Cline tried to challenge the additional counts by claiming what’s called prosecutorial vindictiveness. Basically, prosecutors have a great deal of discretion in charging, but they can’t use that discretion improperly, simply to “punish” someone for exercising their rights, say. Cline argued that he was being “punished” for winning on his appeal. The Court of Appeals rejected his argument, basically because it bought the prosecution’s claim that the additional counts were added because, in preparing for the second trial, they discovered that they’d made an error by NOT breaking the counts up the first time.

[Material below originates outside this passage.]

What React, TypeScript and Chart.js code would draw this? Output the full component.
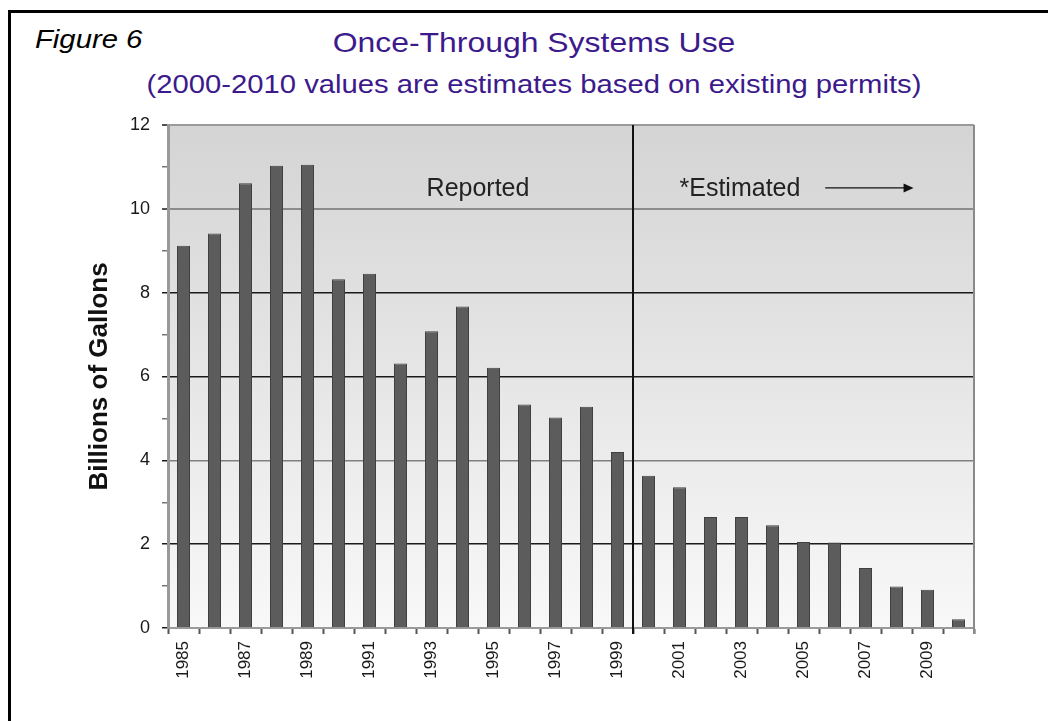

(All of that gets us into the legal intricacies surrounding charging, which I’m not going to get into here. Basically, it’s improper for a prosecutor to take one crime and break it into parts; it’s also improper for a prosecutor to charge two crimes in a single count. The prosecution in the Cline case said they added the counts because they decided they’d made the latter error the first time.)

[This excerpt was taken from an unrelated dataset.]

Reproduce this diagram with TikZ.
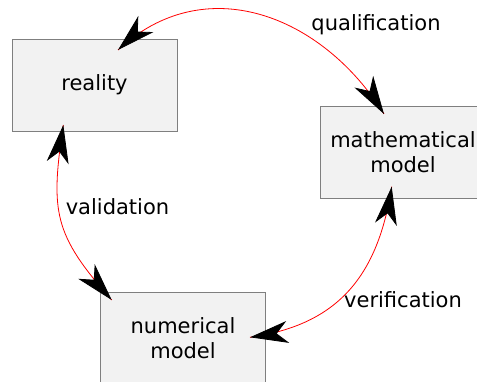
\documentclass[tikz,border=0pt]{standalone}
\usepackage{fontspec}
\setmainfont{DejaVu Sans}
\usepackage{tikz}
\usetikzlibrary{arrows.meta,decorations.markings}
\definecolor{boxfill}{HTML}{F2F2F2}
\definecolor{boxline}{HTML}{7F7F7F}
\tikzset{
  blk/.style={draw=boxline, line width=.7pt, fill=boxfill, align=center, minimum width=165pt, minimum height=92pt, inner sep=0pt, font=\fontsize{21}{25}\selectfont},
  bigtip/.tip={Stealth[length=38pt, width=22pt, inset=11pt, color=black]},
  ar/.style={line width=.8pt, draw=red, postaction={decorate},
    decoration={markings,
      mark=at position 0 with {\arrowreversed{bigtip}},
      mark=at position 0.9999 with {\arrow{bigtip}}}},
  lbl/.style={font=\fontsize{21}{25}\selectfont, inner sep=0pt},
}
\begin{document}
\begin{tikzpicture}[x=1pt, y=1pt]
  \clip (0,0) rectangle (477,382);
  % boxes
  \node[blk] (real) at (94.5,297) {reality};
  \node[blk] (math) at (403,230) {mathematical\\model};
  \node[blk] (num) at (183,44) {numerical\\model};
  % arrow ends
  \coordinate (q1) at (118,332);
  \coordinate (q2) at (384,268);
  \coordinate (v1) at (63.3,257);
  \coordinate (v2) at (111.7,82);
  \coordinate (f1) at (391.7,195.3);
  \coordinate (f2) at (250,44.7);
  \draw[ar] (q1) to[out=43, in=122, looseness=1.1] (q2);
  \draw[ar] (v1) to[out=261.5, in=131.5, looseness=1.24] (v2);
  \draw[ar] (f1) to[out=261.2, in=8, looseness=1.11] (f2);
  % labels
  \node[lbl] (qual) at (376,357) {qualification};
  \node[lbl] (valid) at (117.5,175) {validation};
  \node[lbl] (verif) at (403,82) {verification};
\end{tikzpicture}
\end{document}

Cline went to trial and “was found guilty of four counts of unauthorized use of a computer, two counts of conspiracy to commit aggravated arson, one count of menacing by stalking, one count of criminal mischief, one count of intimidation of a crime witness/victim, and one hundred seventy-six counts of telecommunications harassment.” State v. Cline, supra. The trial court imposed the maximum sentence on most of the counts, and imposed sentences that ran consecutively on 48 of the counts (which means he had to serve the time imposed for each one in sequence, which elongates the ultimate time served). The total sentence imposed on him was imprisonment for “fifty-eight and one-half years”, a pretty stiff sentence.

Cline argued that the sentence was excessive, noting that since he was 39 when he was sentenced, the 58+ year sentence is effectively a life sentence. He also pointed out that “of the one hundred and eighty-five counts he was found guilty of committing, one hundred and eighty of those, including all of the telecommunications harassment charges and the four unauthorized use of a computer charges, are low level felonies of the fifth degree.” State v. Cline, supra. This means that, individually, the sentence for each count would be quite low; but when you have those sentences run consecutively, and you’re talking about almost 200 counts, you can get a substantial sentence.

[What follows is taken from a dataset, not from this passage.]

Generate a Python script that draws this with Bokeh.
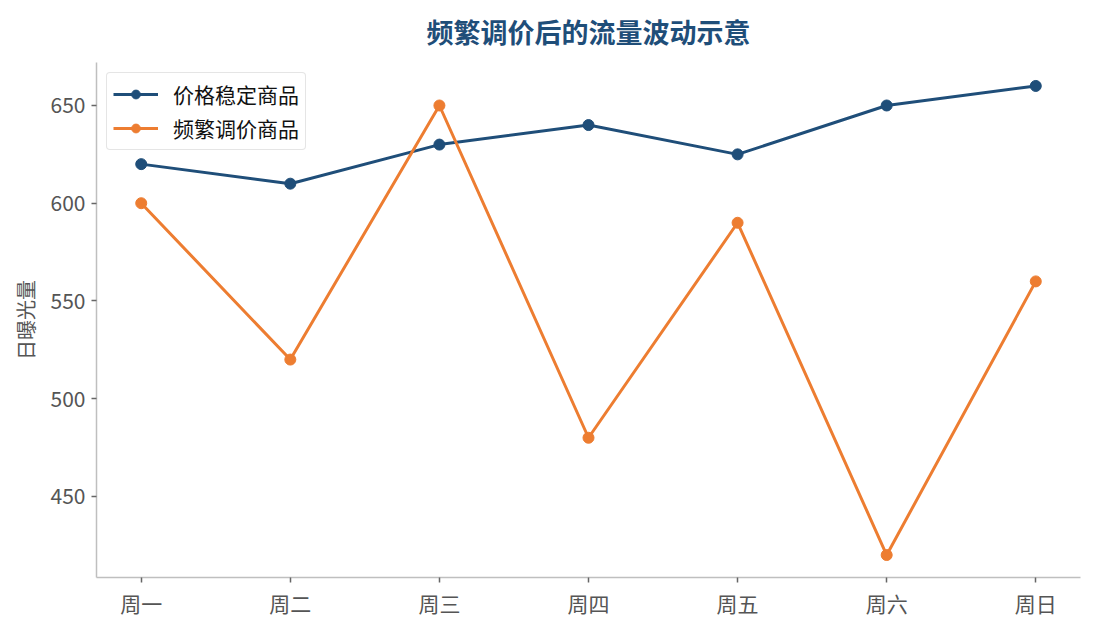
from bokeh.plotting import figure
from bokeh.models import FixedTicker, Range1d
from bokeh.embed import file_html
from bokeh.resources import INLINE

days = ["周一", "周二", "周三", "周四", "周五", "周六", "周日"]
stable = [620, 610, 630, 640, 625, 650, 660]
frequent = [600, 520, 650, 480, 590, 420, 560]
y_ticks = [450, 500, 550, 600, 650]

FONT = "Noto Sans CJK SC"
BLUE = "#1f4e79"
ORANGE = "#ed7d31"

x = list(range(len(days)))

p = figure(width=1087, height=622,
           output_backend="svg", toolbar_location=None,
           x_range=Range1d(-0.3, len(days) - 0.7),
           y_range=Range1d(408.5, 672),
           min_border_left=96, min_border_right=7,
           min_border_top=62, min_border_bottom=45)

p.title.text = "频繁调价后的流量波动示意"
p.title.align = "center"
p.title.vertical_align = "top"
p.title.text_font = FONT
p.title.text_font_size = "27px"
p.title.text_font_style = "bold"
p.title.text_color = BLUE
p.title.standoff = 20

p.line(x, stable, line_color=BLUE, line_width=3, legend_label="价格稳定商品")
p.scatter(x, stable, size=11, fill_color=BLUE, line_color=BLUE, legend_label="价格稳定商品")
p.line(x, frequent, line_color=ORANGE, line_width=3, legend_label="频繁调价商品")
p.scatter(x, frequent, size=11, fill_color=ORANGE, line_color=ORANGE, legend_label="频繁调价商品")

p.xgrid.visible = False
p.ygrid.visible = False
p.outline_line_color = None

p.xaxis.ticker = FixedTicker(ticks=x)
p.xaxis.major_label_overrides = {i: d for i, d in enumerate(days)}
p.yaxis.ticker = FixedTicker(ticks=y_ticks)
p.yaxis.axis_label = "日曝光量"

for ax in (p.xaxis[0], p.yaxis[0]):
    ax.axis_line_color = "#bfbfbf"
    ax.axis_line_width = 1.5
    ax.major_tick_line_color = "#666666"
    ax.major_tick_line_width = 1.5
    ax.major_tick_in = 0
    ax.major_tick_out = 5
    ax.minor_tick_line_color = None
    ax.major_label_text_font = FONT
    ax.major_label_text_font_size = "21px"
    ax.major_label_text_color = "#555555"
    ax.axis_label_text_font = FONT
    ax.axis_label_text_font_size = "20px"
    ax.axis_label_text_font_style = "normal"
    ax.axis_label_text_color = "#555555"
p.yaxis.axis_label_standoff = 8
p.yaxis.major_label_standoff = 6

p.legend.location = "top_left"
p.legend.label_text_font = FONT
p.legend.label_text_font_size = "21px"
p.legend.label_text_color = "#111111"
p.legend.border_line_color = "#cccccc"
p.legend.border_line_width = 1.5
p.legend.border_radius = 4
p.legend.glyph_width = 45
p.legend.glyph_height = 22
p.legend.label_height = 22
p.legend.spacing = 4
p.legend.padding = 6
p.legend.margin = 10
p.legend.label_standoff = 15

open("out.html", "w").write(file_html(p, INLINE))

The Court of Appeals found that the sentence was not excessive, given (i) Cline’s lack of remorse, (ii) his having engaged in “strikingly similar” conduct in the past and (iii) the sheer magnitude of the harassing emails he sent and phone calls he made. State v. Cline, supra.
It does seem to have been a truly egregious case. If you want to find out how egregious, take a look at the opinion using the link above.

I’m going to do another post on sentencing in cybercrime cases, generally, but I want to throw out a couple of thoughts before I end this post.
What do you think of the sentence in the Cline case? Is 58+ years too much or just right for someone who used hundreds of emails (maybe thousands) to harass women who had broken up with him?

What issues should we consider when we’re sentencing computer criminals? Does it matter that computer criminals are (usually, Cline seems to have made some threats about arson) nonviolent? How do we weigh the “harm” inflicted on a victim – is emotional distress a “harm” significant enough to major jail time?

1 comment:

Anonymous said...

Indiana Code 35-50-2-1.3 requires the Court at sentencing to make a determination as to whether the charges arose aout of "an episode of criminal conduct". These facts would seem to suggest an argument for an single episode. An interesting comparison between different states sentencing statutes.